What are robust standard errors?
They are the standard errors that we obtain when we put the r option (when we control for heteroskedasticity). “Robust” standard errors is a technique to obtain unbiased standard errors of OLS coefficients under heteroscedasticity.
What is OVB? What are the 2 conditions for OVB? Why is OVB a problem?
OVB arises when a relevant variable is omitted from the regression.
There are two conditions that may induce OVB:
1. The omitted variable (Z) is a determinant of Y (i.e. Z is part of u); and
2. Z is correlated with the regressor X (i.e. corr(Z,X) ≠ 0)
Having an omitted variable in research can bias the estimated outcome of the study and lead the researcher to an erroneous conclusion.
Do you know the differences between perfect and imperfect collinearity?
Perfect multicollinearity: When an independent variable or a set of independent variables predict the value of another independent variable perfectly. There is redundant information. One implies the other (i.e. male-female)
Imperfect multicollinearity: two independent variables are highly correlated (relationship is not perfect). i.e. height and weight.
What is a dummy variable trap?
Why is it a problem?
Dummy Variable Trap: When the number of dummy variables created is equal to the number of values the categorical variable can take on.
It is a problem because it leads to multicollinearity, which causes incorrect calculations of regression coefficients and p-values.
Do you know why collinearity is problematic?
A key goal of regression analysis is to isolate the relationship between each independent variable and the dependent variable.
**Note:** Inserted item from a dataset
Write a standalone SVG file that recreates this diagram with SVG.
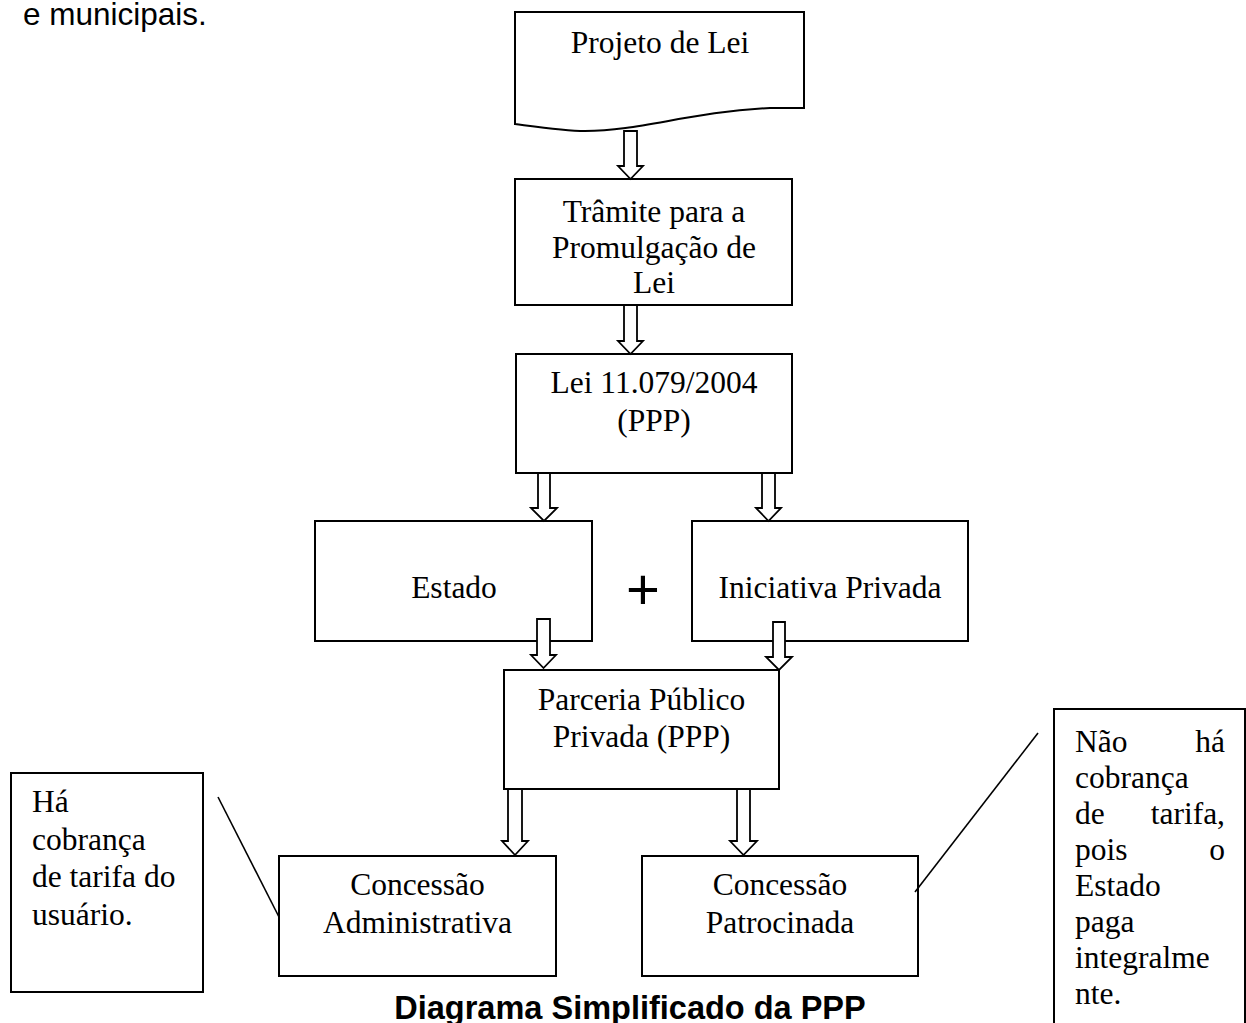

The interpretation of a regression coefficient is that it represents the mean change in the dependent variable for each 1 unit change in an independent variable when you hold all of the other independent variables constant. However, when independent variables are correlated, it indicates that changes in one variable are associated with shifts in another variable. The stronger the correlation, the more difficult it is to change one variable without changing another. It becomes difficult for the model to estimate the relationship between each independent variable and the dependent variable independently because the independent variables tend to change in unison.
What is regression?
A stastistical method that uses data to test whether a relationship exists between two or more variables, and to quantify it.
What are the objectives of regression analysis?
1) To estimate the effect of an independent variable to a dependent variable;
2)To test whether the effect is statistically different from zero (or a certain value)
What is a random variable?
A variable which values are based on an outcome of a probabilistic event
What does it mean when we say that X has a linear relationship with Y?
It means that at all levels of X we have a proportional effect on Y –> at all levels the degree of change is the same (same slope).